En médecine les transferts de technologie sont très nombreux et l’on peut citer
- le traitement du diabète : les pompes à insuline actuelles s’inspirent d’une mécanique présente dans le laboratoire biologique du vaisseau spatial Viking qui a exploré la surface de Mars;
- la minuscule pompe d’assistance ventriculaire, utilisée dans les cœurs artificiels, est dérivée des pompes à carburant de la navette spatiale américaine;
- les appareils de dialyse qui filtrent et éliminent les éléments toxiques du sang en cas d’insuffisance rénale sont issus du système de recyclage des fluides (urine, notamment) mis en place lors des missions Apollo;
- l’IRM médicale qui a été développée (améliorée) par la NASA pour finement photographier la surface lunaire afin de préparer les alunissages. Le procédé ainsi perfectionné permet l’exploration du corps humain en 2D et en 3D.
On pourrait dresser un véritable catalogue à la Prévert de toutes ces applications qui sont à des années-lumière du concept de gadget. Aux détracteurs d’une exploration spatiale aux coûts somptuaires on peut répondre que ces innovations ont une réelle utilité autant individuelle que collective et que le retour sur investissement est significatif.
Et après …
Après l’époque des pionniers qui ont démontré la capacité technique de l’exploration spatiale vient le temps économique.

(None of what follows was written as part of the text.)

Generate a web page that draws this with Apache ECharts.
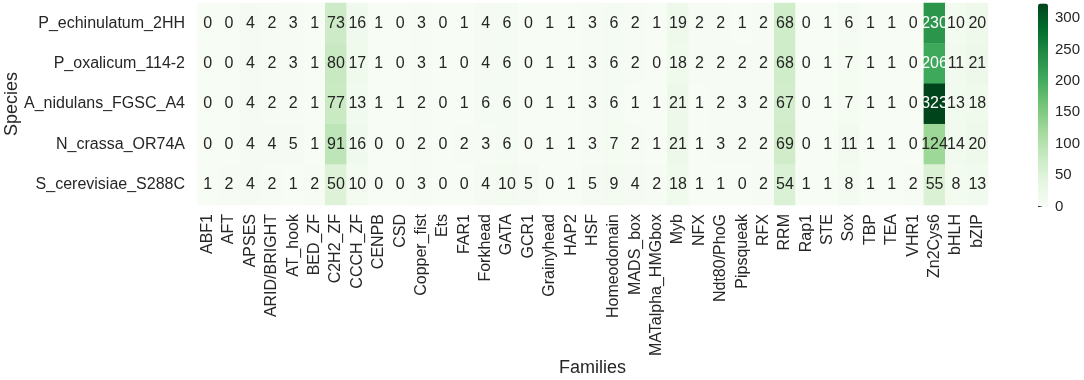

Deux nouveaux acteurs : SpaceX et Blue Origin, qui ont attribué à l’espace une valeur marchande avec une ubérisation des coups de lancement et des satellites ce qui peut relancer une nouvelle forme de conquête.
De nombreux start’upers rêvent déjà d’usines de l’espace où l’on ferait de l’impression 3D en apesanteur, où seraient produits des « super » fibres optiques et même pour fabriquer des organes à partir de cellules souches. Tous ces projets nécessitent avant tout une analyse de la valeur pour que leur éventuelle réalisation soit basée sur un modèle économique rentable.
Dans un autre registre des travaux sont menés pour augmenter les ressources des astronautes de futures expéditions lointaines avec des approvisionnements sur la lune en eau en énergie. Ainsi l’hélium-3 (3He) présent sur la lune pourrait servir à produire le carburant des vaisseaux spatiaux interplanétaires. L’alimentation des futurs équipage fait aussi l’objet de recherches (programme MELiSSA) : il y a des essais de germination de plants de tomate en cours dans une chambre ad’hoc du satellite Eu:CROPIS et la culture des haricots verts, prévue dans l’ISS d’ici à 2021.
En imaginant que, dans les décennies futures, les programmes d’exploration vers Mars et Vénus soient réalisés avec des collectes d’échantillons et en supposant l’exploitation de minerais des astéroïdes ou d’Hélium3 lunaire, l’homme sera certainement tenté d’élargir le terrain de jeu spatial au système solaire tout entier voire au-delà. Cela dit ce ne sera possible qu’avec de nouveau moyens de propulsion car avec la technologie actuelle il faudrait 80 000 ans pour aller jusqu’à Proxima du Centaure qui est l’étoile la plus proche de nous à 4,2 millions d’années-lumière.